:: The request ::
Taking the data below, please print only the lines from the line holding "Recreate this image" to the line holding "import plotly.graph_objects as go", inclusive, with pictures omitted.

Figure scripts:
|---|

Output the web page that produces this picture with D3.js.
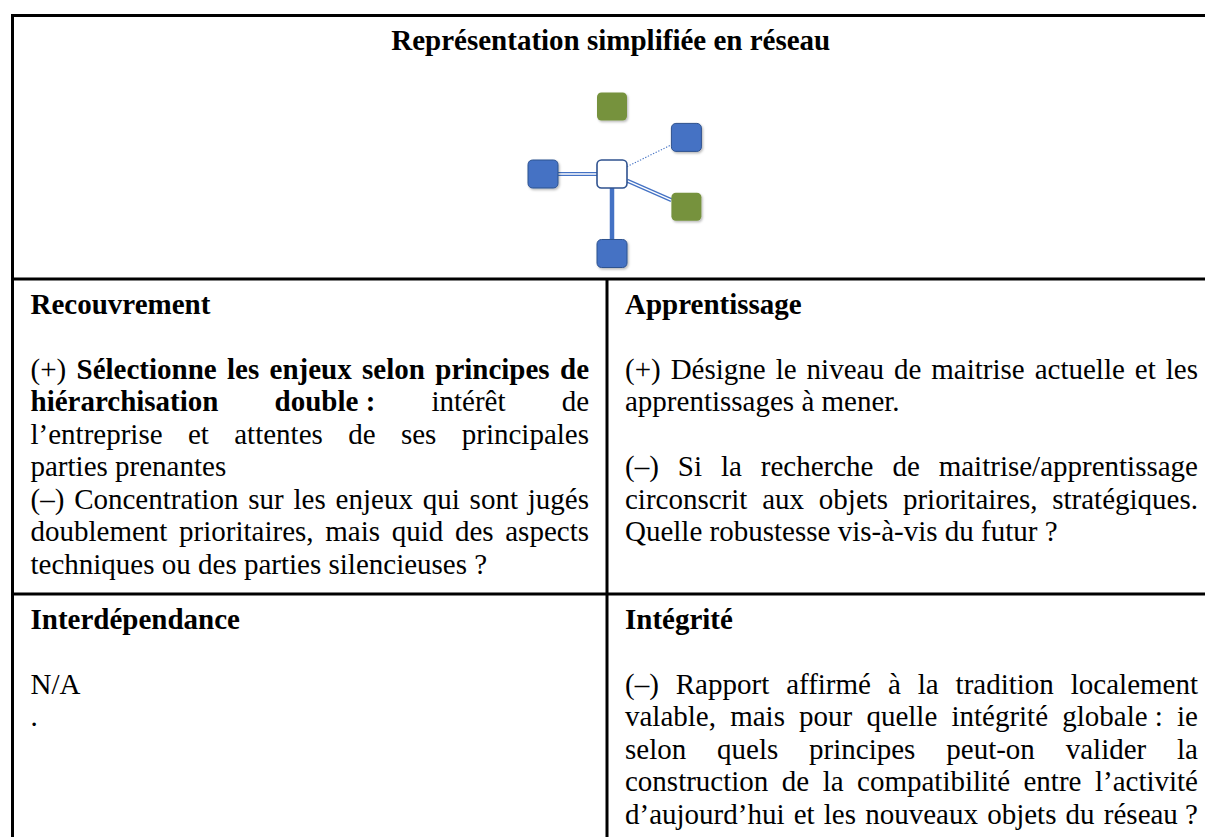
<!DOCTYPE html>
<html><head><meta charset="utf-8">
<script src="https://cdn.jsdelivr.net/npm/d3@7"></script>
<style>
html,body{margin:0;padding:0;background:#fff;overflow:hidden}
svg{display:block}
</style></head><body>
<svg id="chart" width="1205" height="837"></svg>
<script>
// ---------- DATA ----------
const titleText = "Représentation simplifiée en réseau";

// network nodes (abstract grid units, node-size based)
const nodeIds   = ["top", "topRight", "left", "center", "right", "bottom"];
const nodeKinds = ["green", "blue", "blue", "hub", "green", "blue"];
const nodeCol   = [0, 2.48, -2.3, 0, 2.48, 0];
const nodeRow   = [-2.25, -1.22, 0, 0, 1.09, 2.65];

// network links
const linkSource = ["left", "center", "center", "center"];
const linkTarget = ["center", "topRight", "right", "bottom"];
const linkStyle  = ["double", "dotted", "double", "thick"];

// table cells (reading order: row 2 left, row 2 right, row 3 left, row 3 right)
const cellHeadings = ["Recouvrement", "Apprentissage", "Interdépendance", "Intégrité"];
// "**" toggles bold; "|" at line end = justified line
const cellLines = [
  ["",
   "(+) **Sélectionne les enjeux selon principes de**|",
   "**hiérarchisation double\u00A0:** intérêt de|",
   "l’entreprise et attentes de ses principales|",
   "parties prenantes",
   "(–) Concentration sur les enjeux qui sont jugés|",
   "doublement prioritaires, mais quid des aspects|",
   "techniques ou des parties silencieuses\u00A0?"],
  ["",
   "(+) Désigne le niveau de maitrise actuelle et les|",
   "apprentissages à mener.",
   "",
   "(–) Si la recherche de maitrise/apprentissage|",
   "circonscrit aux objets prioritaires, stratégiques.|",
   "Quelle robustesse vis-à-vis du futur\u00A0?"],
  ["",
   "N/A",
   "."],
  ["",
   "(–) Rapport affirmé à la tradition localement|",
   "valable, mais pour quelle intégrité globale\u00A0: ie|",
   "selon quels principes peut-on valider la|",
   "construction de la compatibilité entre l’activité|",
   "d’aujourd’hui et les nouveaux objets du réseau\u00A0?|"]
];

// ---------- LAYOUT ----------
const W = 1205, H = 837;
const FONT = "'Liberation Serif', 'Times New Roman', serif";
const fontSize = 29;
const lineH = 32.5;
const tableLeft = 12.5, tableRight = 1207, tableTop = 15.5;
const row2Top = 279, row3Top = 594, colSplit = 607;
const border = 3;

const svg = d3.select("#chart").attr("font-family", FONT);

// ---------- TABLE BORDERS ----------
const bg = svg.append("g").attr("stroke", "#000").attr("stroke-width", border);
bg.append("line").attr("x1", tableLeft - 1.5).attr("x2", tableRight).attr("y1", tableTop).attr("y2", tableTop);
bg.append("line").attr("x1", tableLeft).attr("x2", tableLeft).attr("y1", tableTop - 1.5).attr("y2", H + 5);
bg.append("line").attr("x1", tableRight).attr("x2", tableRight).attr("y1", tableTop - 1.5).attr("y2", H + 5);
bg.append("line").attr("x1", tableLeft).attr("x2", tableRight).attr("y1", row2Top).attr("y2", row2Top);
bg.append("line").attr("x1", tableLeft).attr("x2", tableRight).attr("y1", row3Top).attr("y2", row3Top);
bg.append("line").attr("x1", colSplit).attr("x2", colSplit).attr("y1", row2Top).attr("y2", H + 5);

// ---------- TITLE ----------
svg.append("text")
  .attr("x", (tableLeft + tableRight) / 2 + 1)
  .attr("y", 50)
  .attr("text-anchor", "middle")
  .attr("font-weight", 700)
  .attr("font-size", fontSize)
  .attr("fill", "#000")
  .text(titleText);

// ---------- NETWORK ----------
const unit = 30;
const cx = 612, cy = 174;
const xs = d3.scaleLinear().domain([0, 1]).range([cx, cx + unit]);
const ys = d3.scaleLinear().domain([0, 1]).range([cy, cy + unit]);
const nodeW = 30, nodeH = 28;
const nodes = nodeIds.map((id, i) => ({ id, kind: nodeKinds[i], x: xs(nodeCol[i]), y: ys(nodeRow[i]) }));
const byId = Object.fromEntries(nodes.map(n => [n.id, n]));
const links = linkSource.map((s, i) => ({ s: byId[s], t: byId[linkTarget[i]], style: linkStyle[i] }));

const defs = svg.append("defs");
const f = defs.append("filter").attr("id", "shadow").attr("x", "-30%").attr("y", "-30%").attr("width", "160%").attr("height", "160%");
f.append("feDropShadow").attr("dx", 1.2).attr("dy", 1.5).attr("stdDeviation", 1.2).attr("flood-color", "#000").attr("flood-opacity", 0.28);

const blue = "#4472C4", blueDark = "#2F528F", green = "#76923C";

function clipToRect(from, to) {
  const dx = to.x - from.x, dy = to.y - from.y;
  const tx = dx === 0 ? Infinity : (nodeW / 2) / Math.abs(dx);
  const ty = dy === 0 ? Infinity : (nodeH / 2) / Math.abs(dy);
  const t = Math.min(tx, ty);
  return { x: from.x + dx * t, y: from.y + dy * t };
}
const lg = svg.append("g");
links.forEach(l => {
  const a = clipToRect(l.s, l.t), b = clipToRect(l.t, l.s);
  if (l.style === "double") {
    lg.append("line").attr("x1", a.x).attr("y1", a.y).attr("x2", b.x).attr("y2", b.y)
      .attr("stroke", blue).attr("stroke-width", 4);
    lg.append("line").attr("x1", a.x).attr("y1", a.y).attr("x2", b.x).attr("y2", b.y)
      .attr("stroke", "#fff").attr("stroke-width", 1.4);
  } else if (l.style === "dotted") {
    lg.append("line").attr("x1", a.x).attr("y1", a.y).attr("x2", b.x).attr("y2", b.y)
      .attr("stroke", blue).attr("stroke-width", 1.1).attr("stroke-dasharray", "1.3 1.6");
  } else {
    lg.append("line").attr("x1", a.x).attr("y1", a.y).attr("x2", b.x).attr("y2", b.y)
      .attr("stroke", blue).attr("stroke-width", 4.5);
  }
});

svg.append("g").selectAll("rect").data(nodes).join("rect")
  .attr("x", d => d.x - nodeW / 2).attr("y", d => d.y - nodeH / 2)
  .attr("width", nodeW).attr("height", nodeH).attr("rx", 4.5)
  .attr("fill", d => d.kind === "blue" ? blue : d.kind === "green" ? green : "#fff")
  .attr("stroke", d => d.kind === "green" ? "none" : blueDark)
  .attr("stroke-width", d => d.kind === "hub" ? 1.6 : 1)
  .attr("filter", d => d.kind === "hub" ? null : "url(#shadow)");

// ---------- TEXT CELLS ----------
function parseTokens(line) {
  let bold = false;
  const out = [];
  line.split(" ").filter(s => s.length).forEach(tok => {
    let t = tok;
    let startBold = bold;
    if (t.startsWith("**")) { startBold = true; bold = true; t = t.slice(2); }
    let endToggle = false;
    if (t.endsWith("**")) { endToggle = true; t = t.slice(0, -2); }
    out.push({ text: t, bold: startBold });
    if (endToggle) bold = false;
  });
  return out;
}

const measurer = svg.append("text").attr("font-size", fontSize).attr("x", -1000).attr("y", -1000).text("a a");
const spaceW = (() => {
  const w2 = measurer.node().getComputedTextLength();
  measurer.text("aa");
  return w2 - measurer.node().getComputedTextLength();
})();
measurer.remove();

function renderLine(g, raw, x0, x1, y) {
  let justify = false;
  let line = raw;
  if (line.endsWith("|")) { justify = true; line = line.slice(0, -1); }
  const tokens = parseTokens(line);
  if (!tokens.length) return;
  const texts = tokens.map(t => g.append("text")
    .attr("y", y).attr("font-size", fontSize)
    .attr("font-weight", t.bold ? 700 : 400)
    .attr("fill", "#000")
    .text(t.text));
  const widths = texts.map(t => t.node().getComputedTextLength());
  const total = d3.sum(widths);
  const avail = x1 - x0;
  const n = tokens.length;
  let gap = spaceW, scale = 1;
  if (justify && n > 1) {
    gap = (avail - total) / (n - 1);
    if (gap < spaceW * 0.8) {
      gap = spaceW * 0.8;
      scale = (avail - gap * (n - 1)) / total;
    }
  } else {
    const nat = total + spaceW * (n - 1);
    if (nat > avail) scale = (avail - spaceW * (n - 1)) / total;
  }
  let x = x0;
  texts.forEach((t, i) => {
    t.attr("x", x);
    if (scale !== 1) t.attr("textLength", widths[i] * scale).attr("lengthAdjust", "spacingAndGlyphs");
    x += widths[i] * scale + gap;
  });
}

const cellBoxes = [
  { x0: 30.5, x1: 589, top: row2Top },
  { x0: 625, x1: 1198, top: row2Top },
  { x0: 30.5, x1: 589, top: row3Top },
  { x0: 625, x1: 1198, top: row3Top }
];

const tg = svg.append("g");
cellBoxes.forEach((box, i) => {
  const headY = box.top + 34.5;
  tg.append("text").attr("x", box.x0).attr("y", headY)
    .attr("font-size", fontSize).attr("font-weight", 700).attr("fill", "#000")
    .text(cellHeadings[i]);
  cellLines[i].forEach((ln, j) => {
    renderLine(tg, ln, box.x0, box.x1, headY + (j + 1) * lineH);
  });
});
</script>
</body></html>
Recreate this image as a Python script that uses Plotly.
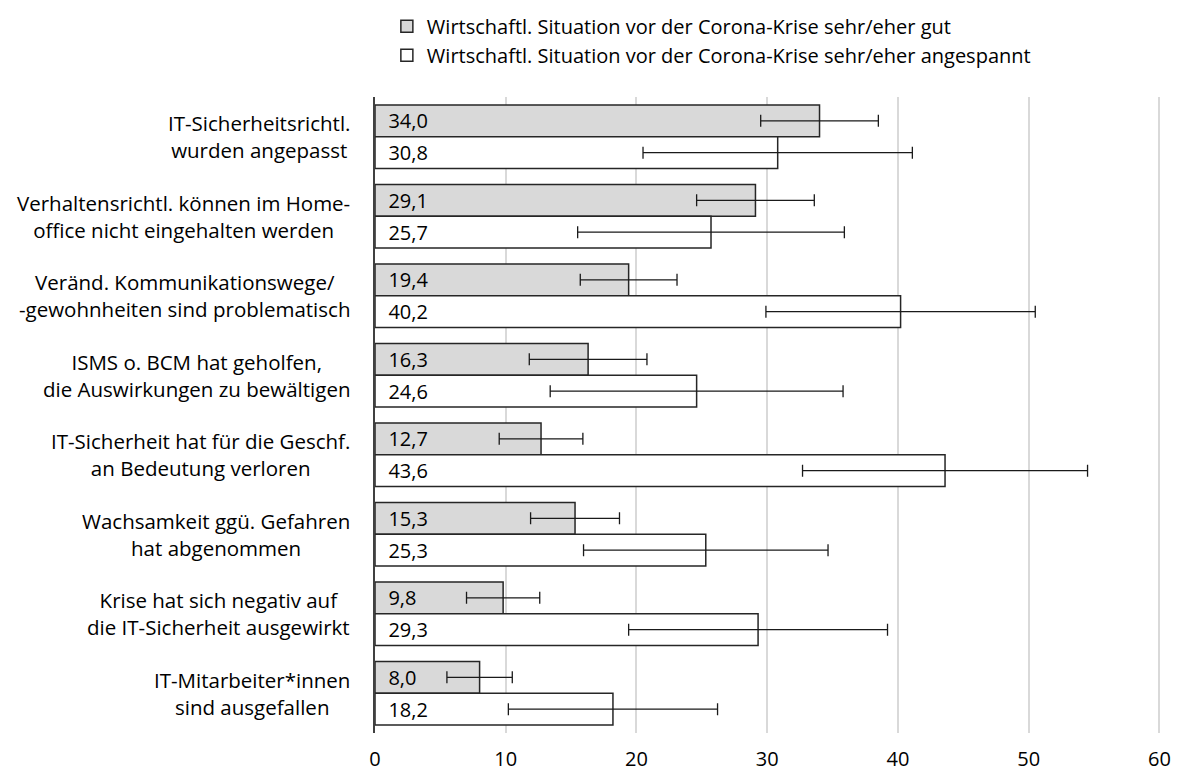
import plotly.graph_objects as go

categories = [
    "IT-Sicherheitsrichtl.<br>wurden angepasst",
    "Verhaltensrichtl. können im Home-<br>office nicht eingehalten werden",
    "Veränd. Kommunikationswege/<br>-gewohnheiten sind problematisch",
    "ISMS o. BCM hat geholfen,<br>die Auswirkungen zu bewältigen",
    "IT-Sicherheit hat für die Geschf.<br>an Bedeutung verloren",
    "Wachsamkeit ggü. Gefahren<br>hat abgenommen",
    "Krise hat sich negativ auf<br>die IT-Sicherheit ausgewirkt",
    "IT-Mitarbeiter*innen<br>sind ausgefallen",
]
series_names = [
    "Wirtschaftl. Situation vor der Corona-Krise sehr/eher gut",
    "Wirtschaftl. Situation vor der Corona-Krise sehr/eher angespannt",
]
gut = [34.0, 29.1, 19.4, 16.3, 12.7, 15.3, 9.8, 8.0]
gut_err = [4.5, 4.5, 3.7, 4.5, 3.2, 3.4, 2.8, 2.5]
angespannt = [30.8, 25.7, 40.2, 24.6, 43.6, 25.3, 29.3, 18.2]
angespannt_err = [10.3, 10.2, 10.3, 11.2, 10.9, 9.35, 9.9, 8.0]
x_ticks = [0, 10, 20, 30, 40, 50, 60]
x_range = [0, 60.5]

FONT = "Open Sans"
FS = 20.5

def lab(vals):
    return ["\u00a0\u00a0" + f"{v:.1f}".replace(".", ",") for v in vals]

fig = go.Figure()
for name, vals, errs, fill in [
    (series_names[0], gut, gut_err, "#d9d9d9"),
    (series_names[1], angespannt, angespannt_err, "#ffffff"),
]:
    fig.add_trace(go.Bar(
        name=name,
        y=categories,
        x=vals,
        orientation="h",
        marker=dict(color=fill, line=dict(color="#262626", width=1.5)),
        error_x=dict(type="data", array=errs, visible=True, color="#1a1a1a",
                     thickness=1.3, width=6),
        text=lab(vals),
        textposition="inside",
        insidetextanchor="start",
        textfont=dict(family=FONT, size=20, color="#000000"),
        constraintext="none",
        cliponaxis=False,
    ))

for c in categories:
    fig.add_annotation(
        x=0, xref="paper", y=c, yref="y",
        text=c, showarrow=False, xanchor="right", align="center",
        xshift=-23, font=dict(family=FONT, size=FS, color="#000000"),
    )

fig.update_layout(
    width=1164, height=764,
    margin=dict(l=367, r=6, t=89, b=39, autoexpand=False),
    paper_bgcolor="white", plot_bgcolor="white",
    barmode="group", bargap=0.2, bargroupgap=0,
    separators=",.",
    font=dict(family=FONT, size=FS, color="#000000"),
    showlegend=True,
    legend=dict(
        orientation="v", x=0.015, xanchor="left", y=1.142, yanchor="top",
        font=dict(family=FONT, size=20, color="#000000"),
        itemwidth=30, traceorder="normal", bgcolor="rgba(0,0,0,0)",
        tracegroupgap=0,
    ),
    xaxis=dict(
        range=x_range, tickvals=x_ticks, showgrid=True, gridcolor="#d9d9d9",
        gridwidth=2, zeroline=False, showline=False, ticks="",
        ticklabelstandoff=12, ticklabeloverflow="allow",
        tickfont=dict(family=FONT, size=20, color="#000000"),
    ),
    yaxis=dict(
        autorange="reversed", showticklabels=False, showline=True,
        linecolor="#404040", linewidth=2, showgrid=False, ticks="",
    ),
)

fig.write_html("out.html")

|---|

:: Full solution ::
Recreate this image as a Python script that uses Plotly.
import plotly.graph_objects as go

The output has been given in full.